Nourishing Wisdom & Holly's Garden Products. Nutrition Counselor & Natural Skin Care Products
as featured in The Toronto Star, Thursday May 18, 2001

Tackling the Whole Picture When It Comes to Health
Consultant says her clients hunger for more than just food

Holly Anne Shelowitz is a foodcoach. No, she's a career coach. No, she's a relationship coach.

No kidding - she's more than a little of all three. Although eating habits are what her clients come to talk to her about, they are sometimes surprised to learn her focus is less on scales and food plans and more on the total picture.

When people come to her complaining of yo-yo dieting, sugar cravings, coffee and tobacco addictions, she gently probes into other parts of their lives - relationships, families, workplaces and careers. And she might very well ask them if they're getting enough rest or having enough fun.

"We could talk about food for six months, but if we're not dealing with the underlying issues, it (a solution) isn't happening," says Shelowitz. "It's like being a detective."

Her title? Holistic health consultant. As such, she's coached clients to ask for a four-day workweek, establish boundaries with their bosses, take more vacations and find more opportunities for self-actualization. At the heart of her work is discovering a client's "primary food," she says. And that's not the food on your plate but "that which feeds the soul." It's personal for everyone. It could be stronger family ties, writing or woodworking. "It's some other place in their lives where they are really hungry," she says.

Shelowitz, a commercial photographer, started training three years ago for work that would allow her to capitalize on her 20-year passion for healthy cooking and eating. She signed up for a two-year weekend program at the Institute for Integrative Nutrition in Manhattan (http://www.integrativenutrition. com).
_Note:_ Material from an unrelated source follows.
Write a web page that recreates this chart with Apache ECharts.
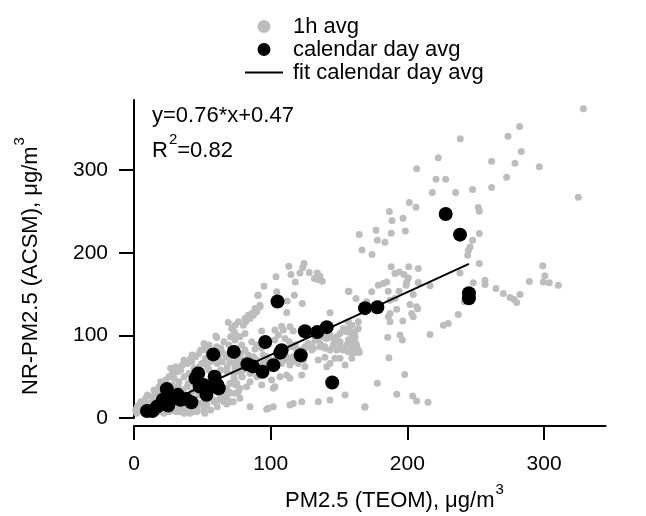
<!DOCTYPE html>
<html><head><meta charset="utf-8">
<script src="https://cdn.jsdelivr.net/npm/echarts@6/dist/echarts.min.js"></script>
<style>html,body{margin:0;padding:0;background:#fff}#c{width:646px;height:516px}</style>
</head><body><div id="c"></div><script>
// ---- data ----
const hourlyAvg = [
[328.7,374.5],[282.1,353],[273.6,341],[283.3,322.5],[261.6,310.8],[278.7,308.3],[296.5,304.3],[272.6,291.4],[247.7,276.5],[261.6,279],[325,267.2],[251.9,254.8],[252.6,250.3],[252.6,223.3],[247.7,215.2],[245.8,207.1],[252.6,187.1],[299,184.2],[300.6,172.1],[299.4,164.8],[303.8,163.6],[310.4,160.8],[289.2,165.3],[248.2,163.6],[256.8,166.9],[256.8,161.7],[264.8,156.8],[270.2,150.8],[275.1,146],[278,143.5],[280,139.9],[282.4,149.6],
[238.7,338.2],[222.6,315.2],[206.8,301.9],[220.9,289],[228,289],[218.2,272.9],[235.3,272.9],[201.4,260.8],[206.3,255.1],[186.8,249.9],[188.7,239],[196.8,241.8],[177,227.3],[188.2,223.7],[198.5,226.5],[164.8,222.1],[178,215.2],[183.6,212.8],[166.8,203.5],[174.1,197.9],[244.6,202.8],[244.1,197.1],[188.2,183],[194.1,176.9],[197.5,173.8],[200.7,169.6],[199.5,164.8],[199,160.8],[201,183],[208,181],[190.9,175],[184.9,164.8],[182.4,162.9],[178.7,160.8],[216.5,160],[208,164.1],[238.5,175.7],[241.6,140.6],[237.2,125.4],[229.9,114.5],[226.3,112.4],[216.5,101.2],[186,153.6],[187.3,142.7],[190.9,144.7],[201.9,137.5],[206.8,134.6],[207.5,132.2],[192.2,131.8],[187.3,126.6],[186,122.5],[187.3,116.4],[196.6,117.3],[203.1,126.6],[204.3,122.5],[185.6,97.9],[194.6,100.4],[196.3,94.3],[186.5,72.9],[198,52.8],[178,42],[192.2,28.7],[203.9,26.6],[206.8,20.6],[215.1,19],[154.4,27.8],[168.8,12.9],[156.8,153.6],[162.4,144.7],[173.9,152.7],[153.1,108.5],[155.6,104.4],[159.3,103.6],[161.7,92.3],[158,80.2],[161.7,79.4],[164.8,79.4],[150.7,92.3],[150.7,72.2],[164.1,116.4],[170.2,140.6],[178.7,138.7],[180,132.6],[193.9,153.6],[204.3,149.6],
[124.4,187.1],[123.4,182.2],[113.2,183.8],[114.8,173.8],[121.4,175.7],[128.2,176.2],[134.1,175.7],[136.1,171.7],[134.1,167.7],[137.7,165.7],[103.9,170.9],[118,164.8],[131.9,168.9],[95.1,159.6],[157.3,153.2],[104.4,152.7],[117.3,148.7],[90.9,148.7],[112.1,141.5],[123.1,138.7],[92.2,136.6],[89.8,128.5],[87.3,124.5],[84.9,120.6],[81.7,116.4],[80,112.4],[76.3,116.4],[73.9,112.4],[71.5,108.5],[88.5,132.6],[111.7,127.8],[143.4,127.4],[108,111.2],[109.2,106.4],[114.1,110.4],[116.5,105.2],[103.1,106.4],[105.6,100.4],[103.1,94.3],[93.4,105.2],[86.1,92.3],[89.8,88.3],[88.5,83.4],[93.4,84.3],[73.9,94.3],[78.8,88.3],[75.1,84.3],[81.2,82.2],[83.6,76.2],[94.6,76.2],[97.1,74.1],[98.2,70.1],[110.5,96.4],[113.6,92.3],[115.4,86.2],[117.8,88.3],[121.4,82.2],[125.1,86.2],[127.5,90.3],[130,88.3],[131.2,84.3],[132.4,94.3],[134.8,96.4],[138.5,98.3],[141,96.4],[143.4,100.4],[145.8,96.4],[148.3,98.3],[150.7,102.4],[136.1,86.2],[139.7,84.3],[143.4,82.2],[145.8,88.3],[148.3,82.2],[150.7,86.2],[153.1,82.2],[155.6,88.3],[159.3,84.3],[153.1,106.4],[156.8,108.5],[161.7,104.4],[159.3,100.4],[156.8,80.2],[159.3,72.2],[164.1,82.2],[134.8,70.1],[139.7,73.4],[143.4,66.1],[147,72.2],[111.7,74.1],[115.4,68.1],[119,70.1],[106.8,50],[111.7,52],[100.7,46],[125.1,62],[122.7,52],[114.1,48],[141,62],[143.4,21.8],[134.8,19.7],[122.7,19.7],[116.5,17.7],[114.1,15.7],[101.9,13.7],[98.2,11.7],[84.9,13.7],[72.6,19.7],[76.3,31.8],[77.5,35.9],[103.1,37.9],[84.9,43.9],[93.4,39.9],[156.8,116.4],[159.3,112.4],[164.1,108.5],[161.7,98.3],[159.3,92.3],[162.9,88.3],[154.4,64.1],
[59.8,99.2],[70.7,98.3],[73.2,104.4],[65.8,92.3],[69.5,88.3],[52.4,72.2],[56.1,68.1],[51.2,66.1],[53.6,62],[60.9,66.1],[64.6,68.1],[68.2,62],[73.2,66.1],[75.6,60.1],[63.4,58],[68.2,56],[73.2,54],[76.8,56],[79.2,50],[73.2,48],[70.7,42],[74.4,39.9],[69.5,31.8],[64.6,29.9],[67.1,25.8],[70.7,19.7],[68.2,21.8],[62.2,21.8],[58.5,19.7],[54.9,23.8],[52.4,19.7],[48.8,17.7],[51.2,13.7],[46.3,9.7],[42.6,7.7],[39,9.7],[36.6,5.7],[34.2,7.7],
[31.7,11.7],[29.3,9.7],[25.6,7.7],[21.9,5.7],[18.3,7.7],[14.6,9.7],[11,11.7],[7.3,9.7],[4.9,11.7],[3.7,15.7],[2.4,13.7],[6.1,15.7],[9.8,17.7],[13.4,19.7],[17,19.7],[4.9,19.7],[8.5,23.8],[13.4,25.8],[9.8,27.8],[15.9,29.9],[19.5,31.8],[14.6,33.9],[18.3,37.9],[21.9,39.9],[19.5,43.9],[23.2,46],[25.6,50],[29.3,48],[28,54],[31.7,56],[26.8,60.1],[30.5,62],[34.2,58],[35.3,64.1],[39,66.1],[36.6,70.1],[41.5,72.2],[45.1,74.1],[42.6,76.2],[47.5,78.2],[48.8,82.2],[52.4,84.3],[54.9,88.3],[51.2,90.3],
[24.4,25.8],[29.3,29.9],[34.2,33.9],[39,37.9],[43.9,42],[42.6,31.8],[47.5,27.8],[39,25.8],[34.2,21.8],[29.3,17.7],[24.4,15.7],[19.5,13.7],[36.6,50],[40.2,54],[32.9,43.9],[28,39.9],[24.4,35.9],[54.9,58],[58.5,42],[60.9,35.9],[62.2,29.9],[43.9,60.1],[47.5,62],[48.8,56],[56.1,80.2],[60.9,78.2],[63.4,84.3],[67.1,76.2],[62.2,74.1],[75.6,72.2],[78,78.2],[76.8,68.1],[65.8,19.7],[69.5,19.7],[56.1,9.7],[60.9,13.7],[51.2,7.7],[1.2,9.7],[2,5.7],
[69,115.7],[81.2,120.6],[83.6,124.5],[86.1,126.6],[89.8,130.6],[92.2,134.6],[90.5,148.7],[60.5,97.6],[51.9,82.2],[42.2,68.1],[49.5,66.1],[60.5,86.2],[64.2,80.2],[67.8,74.1],[70.2,68.1],[77.5,98.3],[81.2,102.4],[73.9,102.4],
[51.9,5.7],[67.8,16.9],[77.5,23.8],[73.9,29.9],[97.1,10.5],[169,13.7],[101.9,35.9],[82.4,37.9],[41,5.7],[31.2,7.7],[45.9,7.7],
[148.3,92.3],[156.8,94.3],[160.4,86.2],[139.7,86.2],[136.1,90.3],[130,82.2],[126.3,86.2],[119,82.2],[116.5,74.1],[111.7,70.1],[114.1,64.1],[120.2,66.1],[123.9,70.1],[108,66.1],[104.4,74.1],[99.5,70.1],[94.6,66.1],[89.8,70.1],[87.3,74.1],[80,70.1],[77.5,66.1],[73.9,60.1],[80,58],[84.9,54],[89.8,50],[78.8,50],[70.2,42],[75.1,42],[67.8,35.9],[70.2,29.9],[64.2,25.8],[58,21.8],[53.2,15.7],[45.9,13.7],[38.5,11.7],[33.7,13.7],[28.7,9.7],[19,9.7],[6.8,13.7],[4.4,9.7],[8,5.7],[36.1,33.9],[32.4,37.9],[39.7,42]
];
const dailyAvg = [
[9.5,8.5],[13.5,8.5],[17,14],[20.5,18],[21,22],[24,35],[25,15],[27,22],[27.5,24.5],[32,28],[34,22],[38,23],[42,19],[45,48],[47,54],[48,38],[51,40],[53,28],[57,38],[58,77],[59,50],[61,40],[62,36],[73,80],[83,65],[87,62.5],[94,56],[96,92],[102,64],[105,141],[107,79],[108,82],[122,76],[125,105],[134,104],[141,110],[145,43],[169,133],[178,134],[228,247],[238.5,222],[245,151],[245,145]
];
const fitLine = [[10, 8.07], [245, 186.7]];
const xTicks = [0, 100, 200, 300];
const yTicks = [0, 100, 200, 300];
const seriesNames = ['1h avg', 'calendar day avg', 'fit calendar day avg'];
const fitEquation = 'y=0.76*x+0.47';
const r2Value = '=0.82';
const xTitle = 'PM2.5 (TEOM), μg/m';
const yTitle = 'NR-PM2.5 (ACSM), μg/m';

// ---- rendering ----
const FONT = '"Liberation Sans", Arial, Helvetica, sans-serif';
const ctx = document.createElement('canvas').getContext('2d');
function tw(t, s) { ctx.font = s + 'px ' + FONT; return ctx.measureText(t).width; }
function txt(t, x, y, s) {
  return {type: 'text', x: x, y: y, style: {text: t, font: s + 'px ' + FONT, fill: '#000', align: 'left', verticalAlign: 'middle'}};
}
const MS = 22, SS = 15, SUPDY = -11.5;
const rW = tw('R', MS);
const graphics = [
  {type: 'group', x: 285, y: 501.4, children: [txt(xTitle, 0, 0, MS), txt('3', tw(xTitle, MS) + 1, SUPDY, SS)]},
  {type: 'group', x: 31.4, y: 395, rotation: Math.PI / 2, children: [txt(yTitle, 0, 0, MS), txt('3', tw(yTitle, MS) + 1, SUPDY, SS)]},
  {type: 'group', x: 152, y: 116.4, children: [txt(fitEquation, 0, 0, MS)]},
  {type: 'group', x: 152, y: 151.4, children: [txt('R', 0, 0, MS), txt('2', rW + 1, SUPDY, SS), txt(r2Value, rW + 1 + tw('2', SS), 0, MS)]}
];

const chart = echarts.init(document.getElementById('c'), null, {renderer: 'canvas'});
chart.setOption({
  animation: false,
  backgroundColor: '#fff',
  textStyle: {fontFamily: FONT, color: '#000'},
  grid: {left: 134, top: 100, right: 40.4, bottom: 98, containLabel: false},
  legend: {
    orient: 'vertical', left: 245, top: 15.5, padding: 0, itemWidth: 38, itemHeight: 13, itemGap: 1,
    data: [
      {name: seriesNames[0], icon: 'circle'},
      {name: seriesNames[1], icon: 'circle'},
      {name: seriesNames[2], icon: 'path://M0,0H38V2H0Z'}
    ],
    textStyle: {fontSize: 22, fontFamily: FONT, color: '#000', padding: [0, 0, 0, 5]}
  },
  xAxis: {
    type: 'value', min: 0, max: 345, offset: 8, position: 'bottom',
    axisLine: {onZero: false, lineStyle: {color: '#000', width: 2}},
    axisTick: {show: true, inside: false, length: 14, lineStyle: {color: '#000', width: 2}, customValues: xTicks},
    axisLabel: {fontSize: 21, color: '#000', margin: 28, fontFamily: FONT, customValues: xTicks},
    splitLine: {show: false}
  },
  yAxis: {
    type: 'value', min: 0, max: 385,
    axisLine: {show: true, lineStyle: {color: '#000', width: 2}},
    axisTick: {show: true, inside: false, length: 15, lineStyle: {color: '#000', width: 2}, customValues: yTicks},
    axisLabel: {fontSize: 21, color: '#000', margin: 26, fontFamily: FONT, customValues: yTicks},
    splitLine: {show: false}
  },
  series: [
    {name: seriesNames[0], type: 'scatter', data: hourlyAvg, symbol: 'circle', symbolSize: 7,
     itemStyle: {color: '#bdbdbd', opacity: 1}, z: 2, silent: true},
    {name: seriesNames[2], type: 'line', data: fitLine, symbol: 'none', showSymbol: false,
     lineStyle: {color: '#000', width: 2}, itemStyle: {color: '#000'}, z: 3, silent: true},
    {name: seriesNames[1], type: 'scatter', data: dailyAvg, symbol: 'circle', symbolSize: 14,
     itemStyle: {color: '#000', opacity: 1}, z: 4, silent: true}
  ],
  graphic: graphics
});
</script></body></html>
Today, she's the proprietor of Manhattan-based HA! (for Holly Anne), seeing clients from all walks of life, including computer programmers, corporate managers and lawyers.

Apart from the frustration of being in the wrong profession, she says, people are burdened with plenty of other food stresses that are workplace-related - toxic relationships, deadline pressures, plus all those eating temptations - and they have few healthy alternatives. How about those trays of cookies, vending machines full of fat and sugar-heavy products, the bottomless pot of coffee? Poor eating habits at work make you fuzzy-headed and less productive, she says.

And one often-overlooked but major trigger for daytime fatigue? A lack of water!

So what are you to do when you're feeling so pressured you can't break for lunch? Start looking for some perspective, she says. Ask yourself whether those deadlines really are life-or-death issues.

Can you re-prioritize, delegate or ask for help? If you're panicking about some future event, ask yourself if you can't just focus on one hour at a time.

And keep on hand dried fruit, herbal tea, nuts, cookies and snacks that contain healthier ingredients.

Steer clear of what she calls "sleepy foods" - those full of refined flour and sugar.

That means bagels, muffins, cookies, pasta, thick slices of bread.

These things can become "glue in our guts," she says.

So, how about Holly Anne herself? Does she ever succumb to a doughnut? No, but she does respond occasionally to the siren call of a cannoli or a good chocolate-chip cookie.

"I thoroughly enjoy it," she says. "When 98 per cent of your diet is healthy, you can eat those things now and then."